President Obama and First Lady Michelle Obama with Justice Sonia Sotomayor prior to a reception for the new Supreme Court Justice at the White House, on Aug. 12, 2009.
AP: President Barack Obama is moving at an historic pace to try to diversify the nation’s federal judiciary: Nearly three of every four people he has gotten confirmed to the federal bench are women or minorities. He is the first president who hasn’t selected a majority of white males for lifetime judgeships.
More than 70 percent of Obama’s confirmed judicial nominees during his first two years were “non-traditional,” or nominees who were not white males. That far exceeds the percentages in the two-term administrations of Bill Clinton (48.1 percent) and George W. Bush (32.9 percent), according to Sheldon Goldman, author of the authoritative book “Picking Federal Judges”.
“It is an absolutely remarkable diversity achievement,” said Goldman, a political science professor at the University of Massachusetts at Amherst…

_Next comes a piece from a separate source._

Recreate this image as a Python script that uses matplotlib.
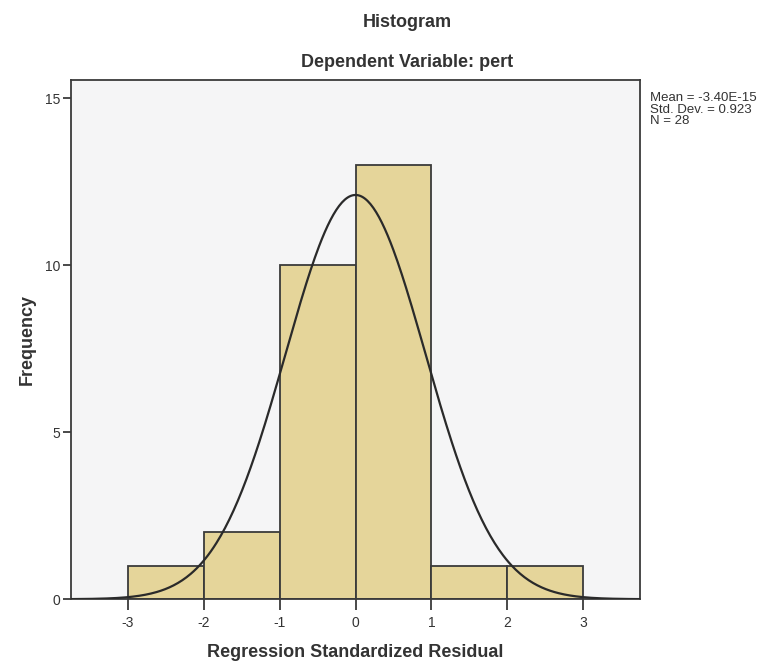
import matplotlib
matplotlib.use("Agg")
import matplotlib.pyplot as plt
import numpy as np

plt.rcParams['font.family'] = ['Liberation Sans', 'DejaVu Sans']

# histogram data
bin_edges = [-3, -2, -1, 0, 1, 2, 3]
counts = [1, 2, 10, 13, 1, 1]
mean_val = -3.40e-15
std_dev = 0.923
n_obs = 28
x_ticks = [-3, -2, -1, 0, 1, 2, 3]
y_ticks = [0, 5, 10, 15]

fig = plt.figure(figsize=(7.72, 6.68), dpi=100)
ax = fig.add_axes([0.092, 0.103, 0.737, 0.777])
ax.set_facecolor("#f5f5f6")

widths = np.diff(bin_edges)
ax.bar(bin_edges[:-1], counts, width=widths, align="edge",
       color="#e5d59a", edgecolor="#3a3a3a", linewidth=1.3, zorder=2)

# normal curve scaled to the counts
xs = np.linspace(-3.75, 3.75, 400)
bw = 1.0
pdf = n_obs * bw / (std_dev * np.sqrt(2 * np.pi)) * np.exp(-0.5 * ((xs - mean_val) / std_dev) ** 2)
ax.plot(xs, pdf, color="#2a2a2a", linewidth=1.6, zorder=3)

ax.set_xlim(-3.75, 3.75)
ax.set_ylim(0, 15.54)
ax.set_xticks(x_ticks)
ax.set_xticklabels([str(t) for t in x_ticks])
ax.set_yticks(y_ticks)
ax.tick_params(axis="x", direction="out", length=8, width=1.3, color="#3a3a3a",
               labelsize=10, labelcolor="#333333", pad=4)
ax.tick_params(axis="y", direction="out", length=6, width=1.3, color="#3a3a3a",
               labelsize=10, labelcolor="#333333", pad=2)
for s in ax.spines.values():
    s.set_color("#3a3a3a")
    s.set_linewidth(1.3)

ax.set_xlabel("Regression Standardized Residual", fontsize=13, fontweight="bold",
              color="#333333", labelpad=10)
ax.set_ylabel("Frequency", fontsize=13, fontweight="bold", color="#333333", labelpad=6)

fig.text(0.527, 0.966, "Histogram", ha="center", va="center", fontsize=13,
         fontweight="bold", color="#333333")
fig.text(0.527, 0.907, "Dependent Variable: pert", ha="center", va="center", fontsize=13,
         fontweight="bold", color="#333333")

stats = f"Mean = {mean_val:.2E}\nStd. Dev. = {std_dev}\nN = {n_obs}"
fig.text(0.842, 0.862, stats, ha="left", va="top", fontsize=9.5, color="#333333",
         linespacing=0.95)

plt.savefig("out.png", dpi=100)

…. The president won Senate confirmation of the first Latina to the Supreme Court, Justice Sonia Sotomayor. With the confirmation of Justice Elena Kagan, he has put three women on the high court for the first time. The Obama administration also nominated and won confirmation of the first openly gay man to a federal judgeship: former Clinton administration official J. Paul Oetken, to an opening in New York City.
… Of the 98 Obama nominees confirmed to date, the administration says 21 percent are African-American, 11 percent are Hispanic, 7 percent are Asian-American and almost half – 47 percent – are women…
… “The more diverse the courts, the more confidence people have in our judicial system,” said Nan Aron of the liberal Alliance for Justice. “Having a diverse judiciary also enriches the decision-making process.”